## Start

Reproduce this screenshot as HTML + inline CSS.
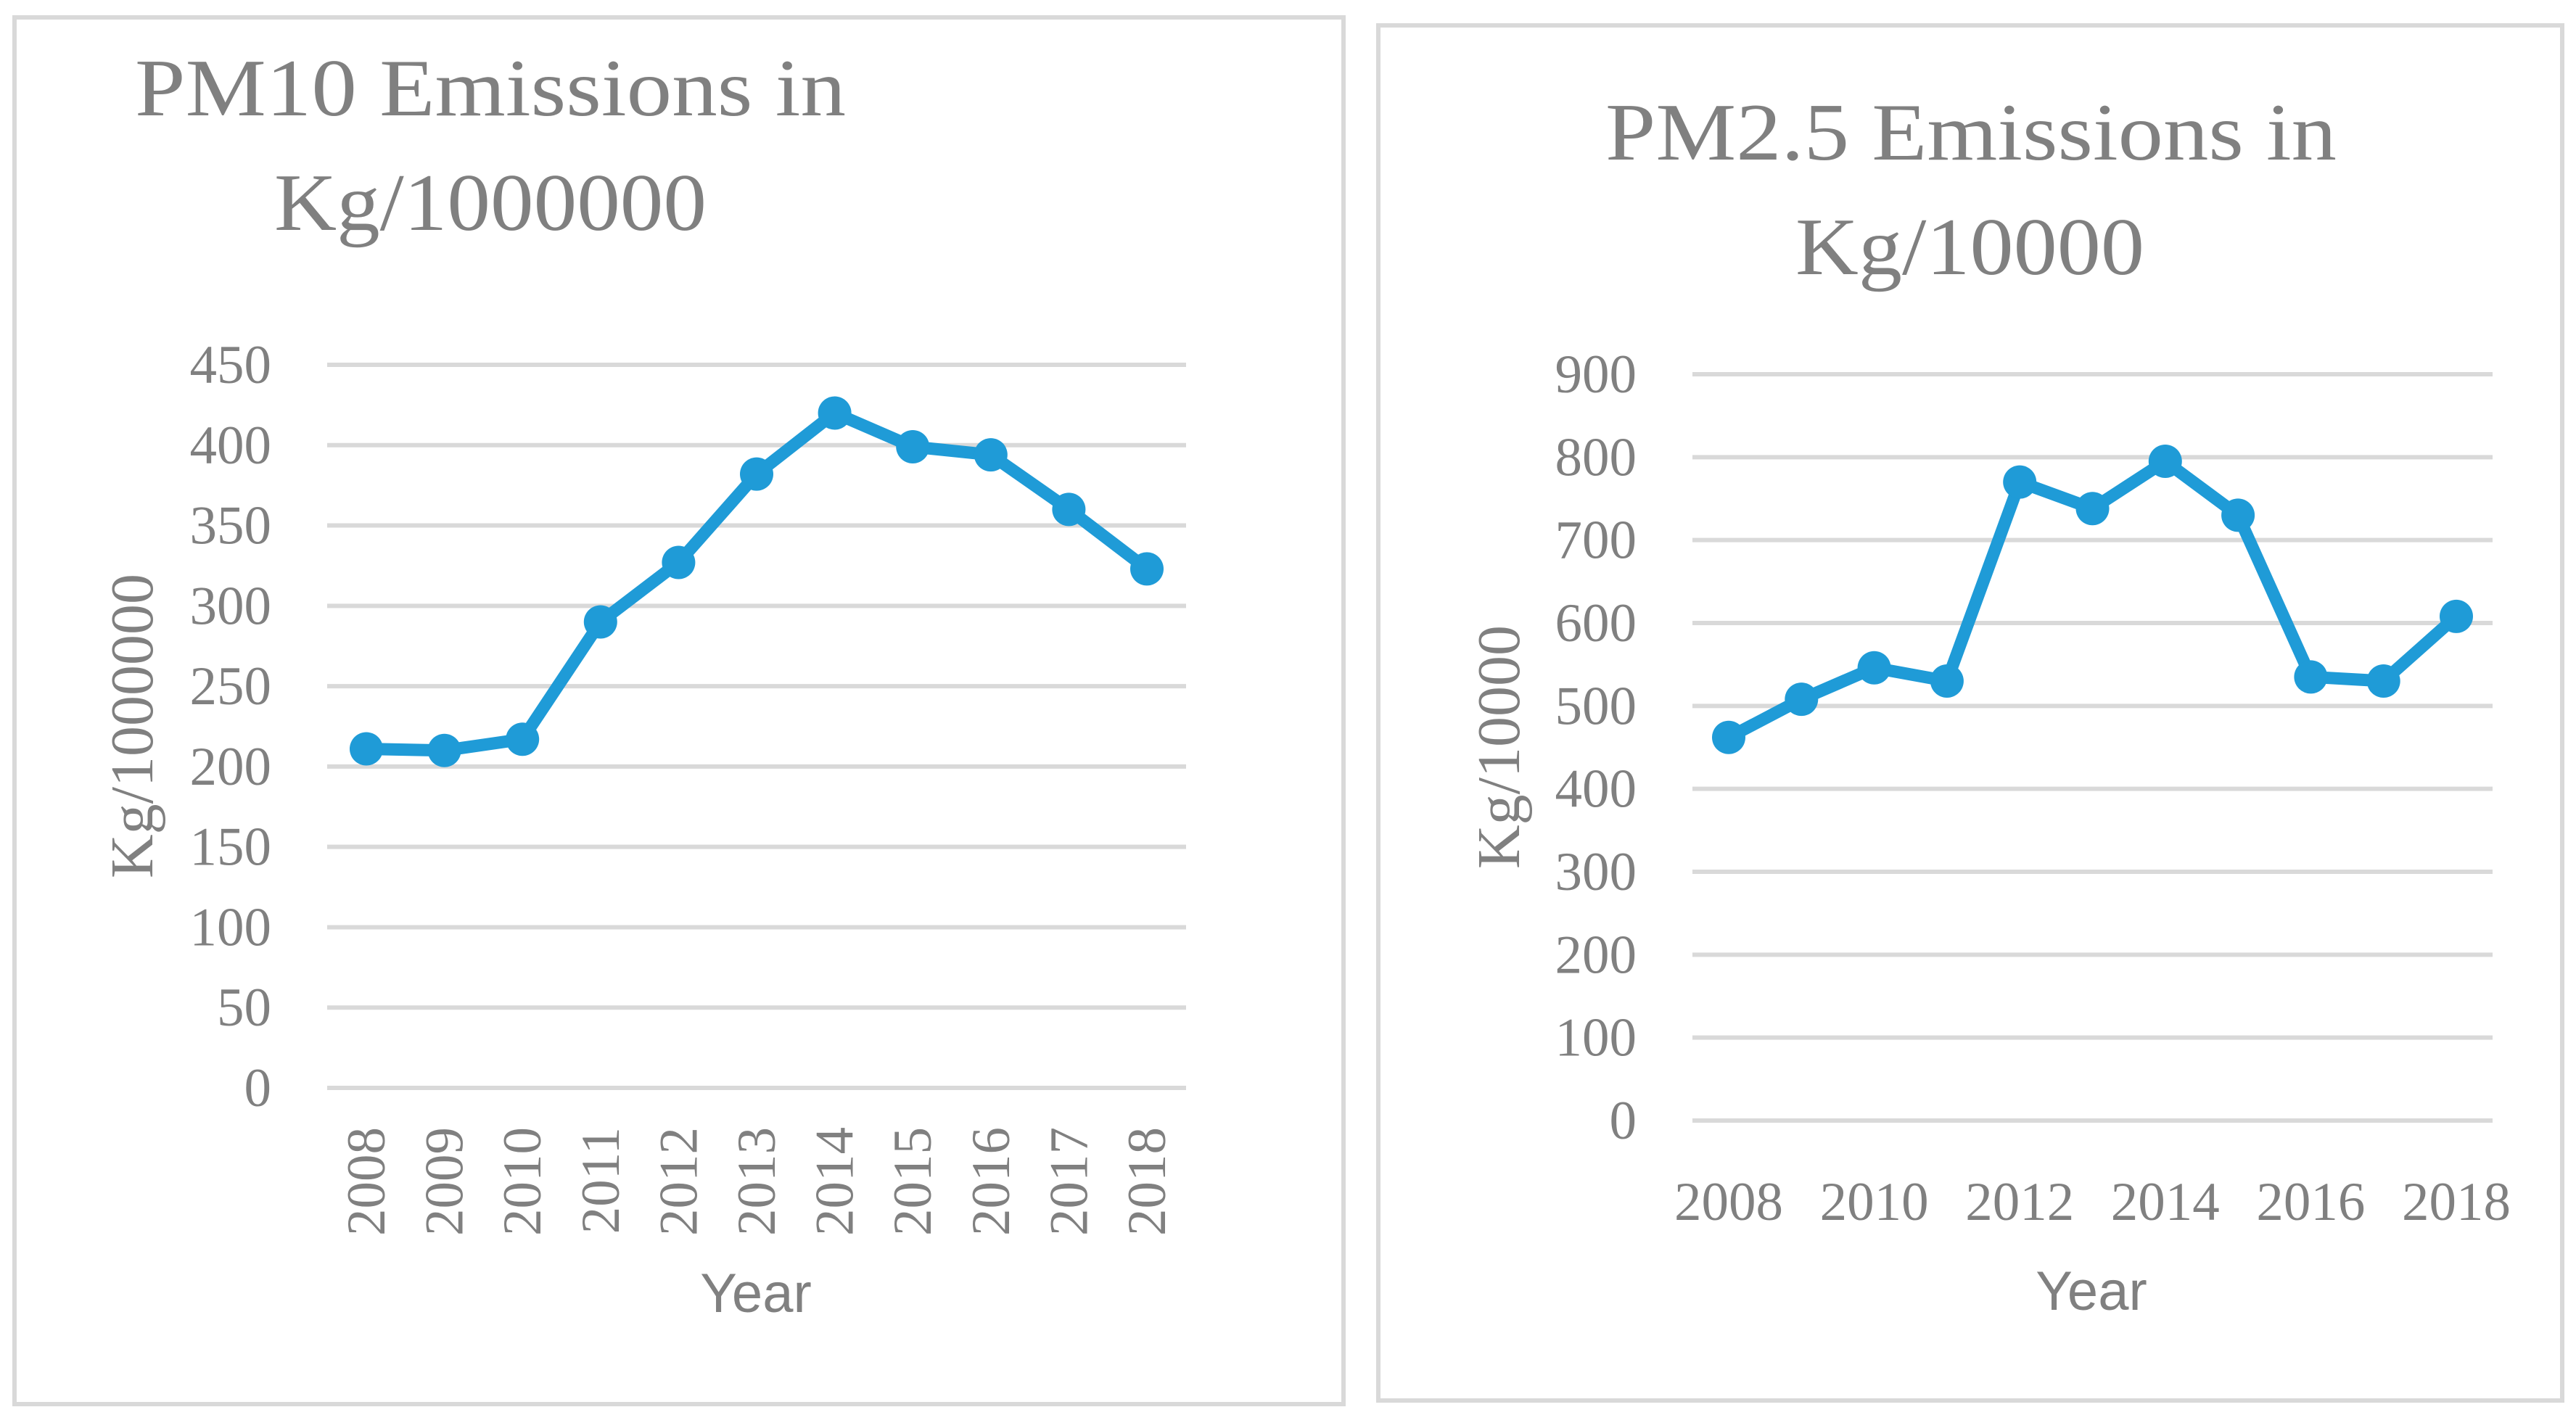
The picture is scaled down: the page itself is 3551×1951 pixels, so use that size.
<!DOCTYPE html>
<html><head><meta charset="utf-8"><style>
html,body{margin:0;padding:0;background:#fff;}
svg{display:block;}
</style></head><body>
<svg id="c" width="3551" height="1951" xmlns="http://www.w3.org/2000/svg">
<rect x="20" y="24" width="1832" height="1912" fill="#fff" stroke="#d9d9d9" stroke-width="6"/>
<rect x="1900" y="35" width="1632" height="1896" fill="#fff" stroke="#d9d9d9" stroke-width="6"/>
<g font-family="'Liberation Serif', serif" fill="#808080">
<text x="186" y="159" font-size="112" textLength="980" lengthAdjust="spacingAndGlyphs">PM10 Emissions in</text>
<text x="378" y="317" font-size="112" textLength="596" lengthAdjust="spacingAndGlyphs">Kg/1000000</text>
<text x="2213" y="220" font-size="112" textLength="1008" lengthAdjust="spacingAndGlyphs">PM2.5 Emissions in</text>
<text x="2475" y="378" font-size="112" textLength="481" lengthAdjust="spacingAndGlyphs">Kg/10000</text>
<text transform="translate(210,1001) rotate(-90)" font-size="84" text-anchor="middle">Kg/1000000</text>
<text transform="translate(2094,1030) rotate(-90)" font-size="84" text-anchor="middle">Kg/10000</text>
</g>
<g font-family="'Liberation Sans', sans-serif" fill="#808080" font-size="76">
<text x="1042" y="1809" text-anchor="middle">Year</text>
<text x="2883" y="1806" text-anchor="middle">Year</text>
</g>
<g id="g1"></g><g id="g2"></g>
</svg>
<script>
const years = [2008,2009,2010,2011,2012,2013,2014,2015,2016,2017,2018];
const pm10 = [211,210,217,290,327,382,420,399,394,360,323];
const pm25 = [462,508,546,530,770,738,795,730,535,530,608];
const pm10Ticks = [0,50,100,150,200,250,300,350,400,450];
const pm25Ticks = [0,100,200,300,400,500,600,700,800,900];
const pm25XLabels = [2008,2010,2012,2014,2016,2018];
const NS='http://www.w3.org/2000/svg';
function mk(tag,attrs,parent){const e=document.createElementNS(NS,tag);for(const k in attrs)e.setAttribute(k,attrs[k]);parent.appendChild(e);return e;}
function draw(g,cfg){
  const y=v=>cfg.y0-(v-cfg.min)/(cfg.max-cfg.min)*(cfg.y0-cfg.y1);
  const x=i=>cfg.x0+i*(cfg.x1-cfg.x0)/(years.length-1);
  cfg.ticks.forEach(t=>{
    const l=mk('line',{x1:cfg.gx0,x2:cfg.gx1,y1:y(t),y2:y(t),stroke:'#d9d9d9','stroke-width':6},g);
    
    
    const tx=mk('text',{x:cfg.lx,y:y(t)+25,'text-anchor':'end','font-family':"'Liberation Serif', serif",'font-size':75,fill:'#808080'},g);
    tx.textContent=t;
    
    
  });
  years.forEach((yr,i)=>{
    if(cfg.rot){
      const tx=mk('text',{transform:`translate(${x(i)+25},${cfg.xly}) rotate(-90)`,'text-anchor':'end','font-family':"'Liberation Serif', serif",'font-size':75,fill:'#808080'},g);
      tx.textContent=yr;
      
      
    } else if(cfg.xlabels.includes(yr)){
      const tx=mk('text',{x:x(i),y:cfg.xly,'text-anchor':'middle','font-family':"'Liberation Serif', serif",'font-size':75,fill:'#808080'},g);
      tx.textContent=yr;
      
      
    }
  });
  const pts=cfg.data.map((v,i)=>x(i)+','+y(v)).join(' ');
  const pl=mk('polyline',{points:pts,fill:'none',stroke:'#1f9bd7','stroke-width':17,'stroke-linejoin':'round'},g);
  
  
  cfg.data.forEach((v,i)=>{
    const c=mk('circle',{cx:x(i),cy:y(v),r:23,fill:'#1f9bd7'},g);
    
    
  });
}
draw(document.getElementById('g1'),{name:'pm10',data:pm10,ticks:pm10Ticks,min:0,max:450,y0:1500,y1:503,x0:505,x1:1581,gx0:451,gx1:1635,lx:374,rot:true,xly:1554,xlabels:[]});
draw(document.getElementById('g2'),{name:'pm25',data:pm25,ticks:pm25Ticks,min:0,max:900,y0:1545,y1:516,x0:2383,x1:3386,gx0:2333,gx1:3436,lx:2256,rot:false,xly:1682,xlabels:pm25XLabels});
</script>
</body></html>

## End

Output a faithful copy of the data, with each picture left out.

Reproduce this screenshot as HTML + inline CSS.
The picture is scaled down: the page itself is 3551×1951 pixels, so use that size.
<!DOCTYPE html>
<html><head><meta charset="utf-8"><style>
html,body{margin:0;padding:0;background:#fff;}
svg{display:block;}
</style></head><body>
<svg id="c" width="3551" height="1951" xmlns="http://www.w3.org/2000/svg">
<rect x="20" y="24" width="1832" height="1912" fill="#fff" stroke="#d9d9d9" stroke-width="6"/>
<rect x="1900" y="35" width="1632" height="1896" fill="#fff" stroke="#d9d9d9" stroke-width="6"/>
<g font-family="'Liberation Serif', serif" fill="#808080">
<text x="186" y="159" font-size="112" textLength="980" lengthAdjust="spacingAndGlyphs">PM10 Emissions in</text>
<text x="378" y="317" font-size="112" textLength="596" lengthAdjust="spacingAndGlyphs">Kg/1000000</text>
<text x="2213" y="220" font-size="112" textLength="1008" lengthAdjust="spacingAndGlyphs">PM2.5 Emissions in</text>
<text x="2475" y="378" font-size="112" textLength="481" lengthAdjust="spacingAndGlyphs">Kg/10000</text>
<text transform="translate(210,1001) rotate(-90)" font-size="84" text-anchor="middle">Kg/1000000</text>
<text transform="translate(2094,1030) rotate(-90)" font-size="84" text-anchor="middle">Kg/10000</text>
</g>
<g font-family="'Liberation Sans', sans-serif" fill="#808080" font-size="76">
<text x="1042" y="1809" text-anchor="middle">Year</text>
<text x="2883" y="1806" text-anchor="middle">Year</text>
</g>
<g id="g1"></g><g id="g2"></g>
</svg>
<script>
const years = [2008,2009,2010,2011,2012,2013,2014,2015,2016,2017,2018];
const pm10 = [211,210,217,290,327,382,420,399,394,360,323];
const pm25 = [462,508,546,530,770,738,795,730,535,530,608];
const pm10Ticks = [0,50,100,150,200,250,300,350,400,450];
const pm25Ticks = [0,100,200,300,400,500,600,700,800,900];
const pm25XLabels = [2008,2010,2012,2014,2016,2018];
const NS='http://www.w3.org/2000/svg';
function mk(tag,attrs,parent){const e=document.createElementNS(NS,tag);for(const k in attrs)e.setAttribute(k,attrs[k]);parent.appendChild(e);return e;}
function draw(g,cfg){
  const y=v=>cfg.y0-(v-cfg.min)/(cfg.max-cfg.min)*(cfg.y0-cfg.y1);
  const x=i=>cfg.x0+i*(cfg.x1-cfg.x0)/(years.length-1);
  cfg.ticks.forEach(t=>{
    const l=mk('line',{x1:cfg.gx0,x2:cfg.gx1,y1:y(t),y2:y(t),stroke:'#d9d9d9','stroke-width':6},g);
    
    
    const tx=mk('text',{x:cfg.lx,y:y(t)+25,'text-anchor':'end','font-family':"'Liberation Serif', serif",'font-size':75,fill:'#808080'},g);
    tx.textContent=t;
    
    
  });
  years.forEach((yr,i)=>{
    if(cfg.rot){
      const tx=mk('text',{transform:`translate(${x(i)+25},${cfg.xly}) rotate(-90)`,'text-anchor':'end','font-family':"'Liberation Serif', serif",'font-size':75,fill:'#808080'},g);
      tx.textContent=yr;
      
      
    } else if(cfg.xlabels.includes(yr)){
      const tx=mk('text',{x:x(i),y:cfg.xly,'text-anchor':'middle','font-family':"'Liberation Serif', serif",'font-size':75,fill:'#808080'},g);
      tx.textContent=yr;
      
      
    }
  });
  const pts=cfg.data.map((v,i)=>x(i)+','+y(v)).join(' ');
  const pl=mk('polyline',{points:pts,fill:'none',stroke:'#1f9bd7','stroke-width':17,'stroke-linejoin':'round'},g);
  
  
  cfg.data.forEach((v,i)=>{
    const c=mk('circle',{cx:x(i),cy:y(v),r:23,fill:'#1f9bd7'},g);
    
    
  });
}
draw(document.getElementById('g1'),{name:'pm10',data:pm10,ticks:pm10Ticks,min:0,max:450,y0:1500,y1:503,x0:505,x1:1581,gx0:451,gx1:1635,lx:374,rot:true,xly:1554,xlabels:[]});
draw(document.getElementById('g2'),{name:'pm25',data:pm25,ticks:pm25Ticks,min:0,max:900,y0:1545,y1:516,x0:2383,x1:3386,gx0:2333,gx1:3436,lx:2256,rot:false,xly:1682,xlabels:pm25XLabels});
</script>
</body></html>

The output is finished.